CPS strengthens guidance on child abusers caught in undercover stings
Paedophiles who think they are grooming a child for sex, but are actually communicating with an adult, are set to face tougher charges after the Crown Prosecution Service (CPS) issued new guidance for such cases.
Would-be abusers caught in undercover operations will now be prosecuted in every case for the same offence as those who meet real-life victims under new CPS guidance.
Evidence obtained by police or other activist groups will result in substantive charges of arranging or facilitating a child sex offence – provided it is of sufficient quality to secure a realistic prospect of conviction.
Previously, charging such crimes as ‘attempts’ had been an option available to prosecutors.
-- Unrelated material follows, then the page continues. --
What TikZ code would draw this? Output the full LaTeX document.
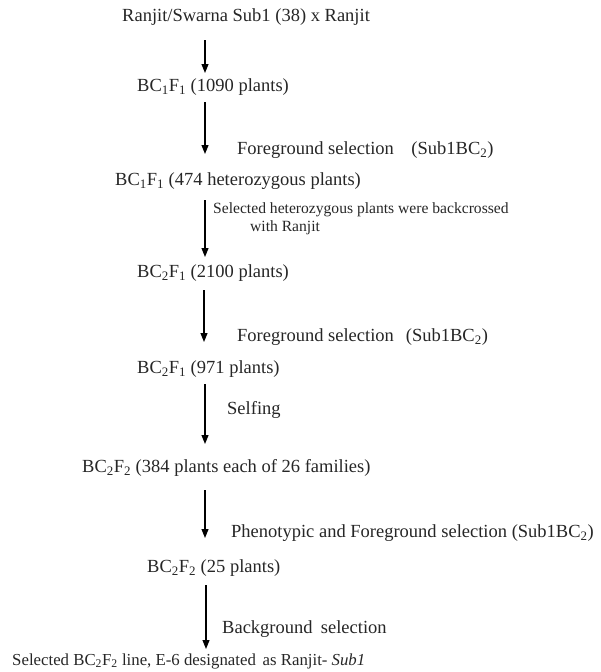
\documentclass[tikz,border=0pt]{standalone}
\usepackage{fontspec}
\setmainfont{Liberation Serif}
\usetikzlibrary{arrows.meta}
\begin{document}
\begin{tikzpicture}[x=1pt,y=-1pt,
  lbl/.style={anchor=west,inner sep=0pt,font=\fontsize{18.5}{20}\selectfont,text=black!85},
  small/.style={anchor=west,inner sep=0pt,font=\fontsize{15.6}{17}\selectfont,text=black!85},
  last/.style={anchor=west,inner sep=0pt,font=\fontsize{16.8}{18}\selectfont,text=black!85},
  arr/.style={draw=black,line width=1.1pt,-{Triangle[length=9pt,width=7pt]}}]
\useasboundingbox (0,0) rectangle (600,672);
\node[lbl] (l1) at (122,17) {Ranjit/Swarna Sub1 (38) x Ranjit};
\node[lbl] (l2) at (137,87) {BC\textsubscript{1}F\textsubscript{1} (1090 plants)};
\node[lbl] (f1) at (237,150) {Foreground selection\hspace{0.7em} (Sub1BC\textsubscript{2})};
\node[lbl] (l3) at (115,181) {BC\textsubscript{1}F\textsubscript{1} (474 heterozygous plants)};
\node[small] (s1) at (213,210) {Selected heterozygous plants were backcrossed};
\node[small] (s2) at (250,228) {with Ranjit};
\node[lbl] (l4) at (137,273) {BC\textsubscript{2}F\textsubscript{1} (2100 plants)};
\node[lbl] (f2) at (237,337) {Foreground selection\hspace{0.4em} (Sub1BC\textsubscript{2})};
\node[lbl] (l5) at (137,369) {BC\textsubscript{2}F\textsubscript{1} (971 plants)};
\node[lbl] (f3) at (227,410) {Selfing};
\node[lbl] (l6) at (82,468) {BC\textsubscript{2}F\textsubscript{2} (384 plants each of 26 families)};
\node[lbl] (f4) at (231,533) {Phenotypic and Foreground selection (Sub1BC\textsubscript{2})};
\node[lbl] (l7) at (147,568) {BC\textsubscript{2}F\textsubscript{2} (25 plants)};
\node[lbl] (f5) at (222,629) {Background\hspace{0.2em} selection};
\node[last] (l8) at (12,661) {Selected BC\textsubscript{2}F\textsubscript{2} line, E-6 designated\hspace{0.15em} as Ranjit- \textit{Sub1}};
\coordinate (a1s) at (205,40);  \coordinate (a1e) at (205,73);
\coordinate (a2s) at (205,102); \coordinate (a2e) at (205,154);
\coordinate (a3s) at (205,200); \coordinate (a3e) at (205,257);
\coordinate (a4s) at (204,290); \coordinate (a4e) at (204,342);
\coordinate (a5s) at (205,384); \coordinate (a5e) at (205,444);
\coordinate (a6s) at (205,490); \coordinate (a6e) at (205,538);
\coordinate (a7s) at (206,585); \coordinate (a7e) at (206,649);
\draw[arr] (a1s) -- (a1e);
\draw[arr] (a2s) -- (a2e);
\draw[arr] (a3s) -- (a3e);
\draw[arr] (a4s) -- (a4e);
\draw[arr] (a5s) -- (a5e);
\draw[arr] (a6s) -- (a6e);
\draw[arr] (a7s) -- (a7e);
\end{tikzpicture}
\end{document}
This had raised some concern that offenders might receive overly generous discounts in their sentences where the defence pointed out in mitigation that there was no tangible victim.
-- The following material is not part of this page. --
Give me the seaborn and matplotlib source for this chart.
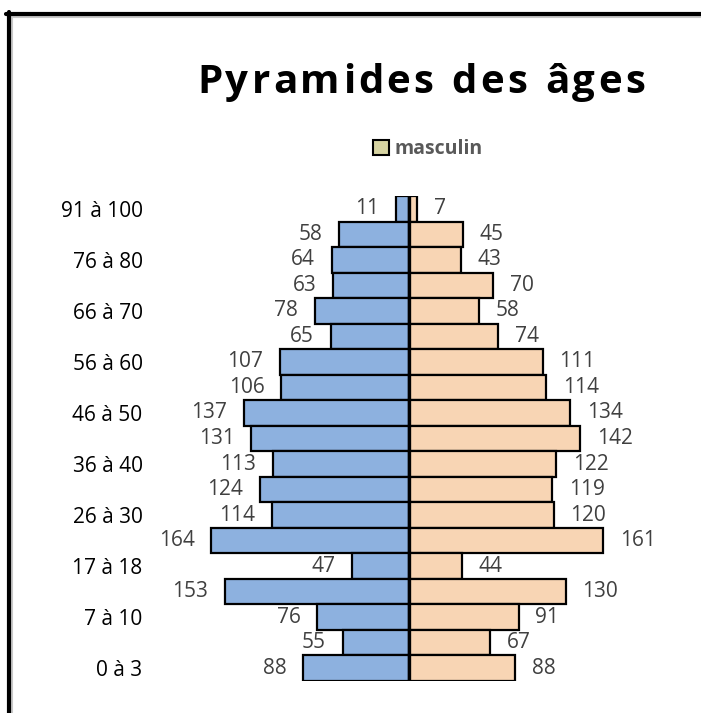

The change – announced on National Child Sexual Exploitation Awareness Day – follows discussions with stakeholders and external legal advice, which stated that “once the intention is proved, it is immaterial that it is in fact impossible to commit the substantive offence”.
Sue Hemming, CPS Director of Legal Services, said: “The CPS regularly updates its guidance to ensure we are consistent, robust and alert to the changing nature of crime. We know the online grooming of children is a huge area of concern for the public and for parents in particular.
“Anyone thinking of taking that first dreadful step of trying to contact a child for sex needs to know, from that moment on, they face very serious charges. The charge will be the same regardless of who they are in fact communicating with.”
Last week Police Professional (issue 646) explored the rise of so-called paedophile hunter groups and their increasing role in the UK criminal justice system.